Het debat over de verplichte leeslijst is oeverloos, omdat iedereen wel wat vindt, maar bij niemand zich echt beroept op feiten en wetenschappelijk onderzoek. Na onder meer Weijts, Kluun en Holman, reageerde gisteren Aleid Truijens in haar onderwijscolumn voor de Volkskrant. Het voordeel van Truijens is dat zij weet wat er op scholen speelt, wat de wettelijke eisen zijn en hoe weerbarstig de praktijk is.

Truijens is niet tegen een verplichte leeslijst: een beetje dwang mag best.

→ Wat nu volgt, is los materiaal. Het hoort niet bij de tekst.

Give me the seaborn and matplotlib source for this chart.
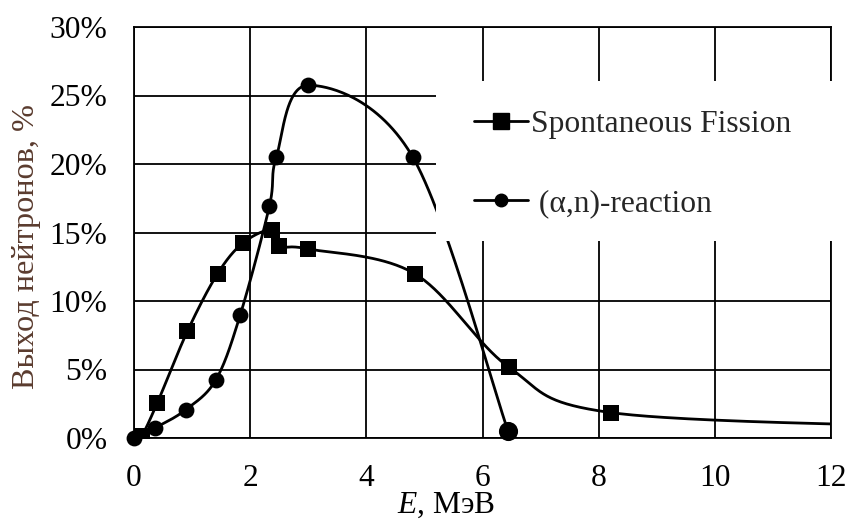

De generatie van de verplichte lijst heeft veel gretige lezers voortgebracht. De houding ‘Áls ze maar lezen, dondert niet wat’ doet dat vooralsnog niet. Als je ouders, je leraar of je favoriete schrijver zoiets zeggen, dan denk je toch: hé, is literatuur voor jou niet eens de moeite waard om te verdedigen? Dan kan het dus niks zijn.

In dezelfde krant houdt schrijver Erik Raschke een pleidooi voor een hervorming van de leeslijst, maar niet de populistische variant die Kluun wil. Maar wel met iets meer passie.

Literatuur wordt vaak net zo onderwezen als wiskunde, of geschiedenis, zonder die prachtige intellectuele en emotionele gloed die je krijgt van lezen.